Да что там говорить, уйдя в лелеемые Джойсом “молчание, изгнание, мастерство” или напялив желтую кофту и вывалившись на подмостки, от всего отказались. “Пустая страница” Малларме, “4' 33"” тишины композитора Джона Кейджа, самоубийство режиссера Гвидо Ансельми из “8 1/2”, как отказ самого Феллини от съемок фильма, пустой холст, время от времени как фантом возникающий на модернистских выставках, — вот в пределе их идеал. 5 октября 1920 года на собрании секции монументальных искусств ИНХУК под председательством В. Кандинского всерьез обсуждался вопрос — “является ли художественное произведение реальным тогда, когда оно только задумано, но не воплощено, и может ли быть эстетическое восприятие без участия внешних органов чувств, то есть может ли быть произведение искусства нематериальной субстанцией?”. Если мог возникнуть такой вопрос, то ответ на него уже искать не надо — он роли не играет.

Причем от всех непреложных эстетических установок модернисты отказались категорически и прилюдно, заявляя об этом в широковещательных манифестах, кредо и программах, практически заменяя произведение его теоретической платформой. И дело даже не в теоретическом антураже, а в т е о р е т и ч н о с т и самих произведений. Все крупнейшие художники XX века, да и мелкота тоже, сами себе теоретики, а все великие и невеликие произведения одновременно являются и теоретическими манифестами. Теория в идеале становится самодовлеющей и в сочетании с другой магистральной тенденцией искусства Новейшего времени — стремлением к “потере качества”, к отказу от концепции “совершенства” приводит к логическому финалу — невозможности выявить и “научно” обосновать разницу художественных уровней различных произведений, а в пределе к невозможности отличить произведение от непроизведения, то есть к все той же пустоте, но в силу наличия рамы, цоколя, пьедестала, рампы, эстрады, экрана и т. д. — с приставленным к ней восклицательным знаком — внимание: тайна!

2

Бесконечное пространство человеческого черепа...

К. Малевич.

Искусство как средоточие тайны — отнюдь не изобретение XX века. Непостижимое для нас египетское искусство, вероятно, было достаточно непостижимым и для самих древних египтян. Оно представлялось им как некий герметичный феномен Вечности". Но и в те времена искусство было тайной с восклицательным знаком, вспомним хотя бы космический размер пирамиды. Произведение не соотносилось со зрителем и не апеллировало к нему. Оно только утверждалось. Идеальный пустой холст XX века слишком нагл, чтобы невозмутимо утверждаться. Восклицательный знак его очень похож на вопросительный. Он — апеллирует. К кому? По-видимому, прежде всего к нам, к зрителю. И здесь модернизм обнаруживает свою типологическую близость со средневековым искусством.

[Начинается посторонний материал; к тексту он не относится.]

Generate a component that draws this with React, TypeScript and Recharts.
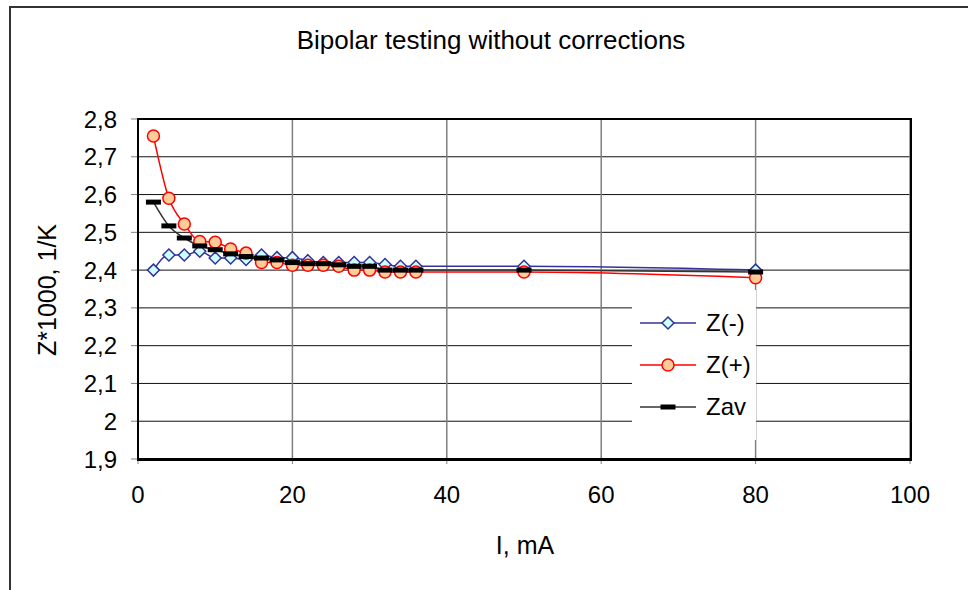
import { LineChart, Line, XAxis, YAxis, CartesianGrid } from "recharts";

const currents = [2, 4, 6, 8, 10, 12, 14, 16, 18, 20, 22, 24, 26, 28, 30, 32, 34, 36, 50, 80];
const zMinus = [2.4, 2.44, 2.44, 2.45, 2.432, 2.432, 2.428, 2.44, 2.433, 2.433, 2.425, 2.42, 2.42, 2.42, 2.42, 2.415, 2.41, 2.41, 2.41, 2.4];
const zPlus = [2.755, 2.59, 2.522, 2.476, 2.474, 2.456, 2.445, 2.42, 2.42, 2.413, 2.413, 2.413, 2.41, 2.4, 2.4, 2.395, 2.395, 2.395, 2.395, 2.38];
const zAv = [2.58, 2.517, 2.485, 2.464, 2.454, 2.443, 2.436, 2.432, 2.427, 2.42, 2.417, 2.417, 2.414, 2.41, 2.41, 2.4, 2.4, 2.4, 2.4, 2.395];

const xTicks = [0, 20, 40, 60, 80, 100];
const yTicks = [1.9, 2, 2.1, 2.2, 2.3, 2.4, 2.5, 2.6, 2.7, 2.8];

const data = currents.map((i, idx) => ({
  i,
  zMinus: zMinus[idx],
  zPlus: zPlus[idx],
  zAv: zAv[idx],
}));

const FONT = '"Liberation Sans", Arial, sans-serif';

// marker shapes, like the Excel ones
function Diamond({ cx, cy, size = 6 }: any) {
  if (cx == null || cy == null) return null;
  const s = size;
  return (
    <path
      d={`M${cx},${cy - s} L${cx + s},${cy} L${cx},${cy + s} L${cx - s},${cy} Z`}
      fill="#ccffff"
      stroke="#333399"
      strokeWidth={1.5}
    />
  );
}

function Ring({ cx, cy }: any) {
  if (cx == null || cy == null) return null;
  return <circle cx={cx} cy={cy} r={6} fill="#ffcc99" stroke="#ff0000" strokeWidth={1.5} />;
}

function Dash({ cx, cy }: any) {
  if (cx == null || cy == null) return null;
  return <rect x={cx - 7.5} y={cy - 2.5} width={15} height={5} fill="#000" />;
}

const legendItems = [
  { name: "Z(-)", color: "#333399", Mark: Diamond },
  { name: "Z(+)", color: "#ff0000", Mark: Ring },
  { name: "Zav", color: "#333333", Mark: Dash },
];

function LegendBox() {
  return (
    <div style={{ position: "absolute", left: 632, top: 290, width: 124, height: 150, background: "#fff", fontSize: 24 }}>
      {legendItems.map(({ name, color, Mark }, k) => (
        <div key={name} style={{ position: "absolute", left: 0, top: 12 + k * 42, height: 42, display: "flex", alignItems: "center" }}>
          <svg width={68} height={20} style={{ marginLeft: 8 }}>
            <line x1={0} y1={10} x2={56} y2={10} stroke={color} strokeWidth={1.5} />
            <Mark cx={28} cy={10} />
          </svg>
          <span style={{ marginLeft: -2 }}>{name}</span>
        </div>
      ))}
    </div>
  );
}

export default function App() {
  const fmt = (v: number) => String(v).replace(".", ",");
  return (
    <div style={{ position: "fixed", left: 0, top: 0, width: 968, height: 590, background: "#fff", overflow: "hidden", fontFamily: FONT }}>
      <div style={{ position: "absolute", left: 9, top: 6, width: 1000, height: 700, borderLeft: "2px solid #333", borderTop: "2px solid #333" }} />
      <div style={{ position: "absolute", left: 0, width: 982, top: 25, textAlign: "center", fontSize: 26 }}>
        Bipolar testing without corrections
      </div>
      <div style={{ position: "absolute", left: 0, top: 0 }}>
        <LineChart width={968} height={590} data={data} margin={{ top: 119, right: 58, bottom: 0, left: 0 }}>
          <CartesianGrid horizontal={true} vertical={false} stroke="#111" strokeWidth={1} />
          <CartesianGrid horizontal={false} vertical={true} stroke="#808080" strokeWidth={1.5} />
          <XAxis
            dataKey="i"
            type="number"
            domain={[0, 100]}
            ticks={xTicks}
            axisLine={{ stroke: "#000", strokeWidth: 2 }}
            tickLine={{ stroke: "#808080" }}
            tickSize={5}
            tickMargin={22}
            tick={{ fontSize: 24, fill: "#000", fontFamily: FONT }}
            height={131}
          />
          <YAxis
            type="number"
            domain={[1.9, 2.8]}
            ticks={yTicks}
            tickFormatter={fmt}
            axisLine={{ stroke: "#000", strokeWidth: 2 }}
            tickLine={{ stroke: "#808080" }}
            tickSize={7}
            tickMargin={14}
            tick={{ fontSize: 24, fill: "#000", fontFamily: FONT }}
            width={138}
            interval={0}
          />
          <Line
            type="monotone"
            dataKey="zMinus"
            name="Z(-)"
            stroke="#333399"
            strokeWidth={1.5}
            dot={<Diamond />}
            activeDot={false}
            isAnimationActive={false}
          />
          <Line
            type="monotone"
            dataKey="zPlus"
            name="Z(+)"
            stroke="#ff0000"
            strokeWidth={1.5}
            dot={<Ring />}
            activeDot={false}
            isAnimationActive={false}
          />
          <Line
            type="monotone"
            dataKey="zAv"
            name="Zav"
            stroke="#333333"
            strokeWidth={1.5}
            dot={<Dash />}
            activeDot={false}
            isAnimationActive={false}
          />
        </LineChart>
      </div>
      <LegendBox />
      <div style={{ position: "absolute", left: 137, top: 118, width: 771, height: 339, border: "2px solid #000", pointerEvents: "none" }} />
      <div
        style={{
          position: "absolute",
          left: 47,
          top: 290,
          transform: "translate(-50%, -50%) rotate(-90deg)",
          whiteSpace: "nowrap",
          fontSize: 25,
        }}
      >
        Z*1000, 1/K
      </div>
      <div style={{ position: "absolute", left: 525, top: 545, transform: "translate(-50%, -50%)", whiteSpace: "nowrap", fontSize: 25 }}>
        I, mA
      </div>
    </div>
  );
}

Европейское средневековое искусство по своей сути суггестивно, держится на внушении. Оно не только открыто реальности, оно в нее активно вторгается. Отсюда непревзойденная синтетичность его, экспрессивность и светоносность основных видов — мозаики, витража, иконописи, миниатюры. Отсюда же плоскостность изображения, в которой обратная перспектива преобладает над прямой, что наряду с фасовой ориентацией на зрителя центральных персонажей обусловливает своеобразный эффект излучения изображения в реальное пространство.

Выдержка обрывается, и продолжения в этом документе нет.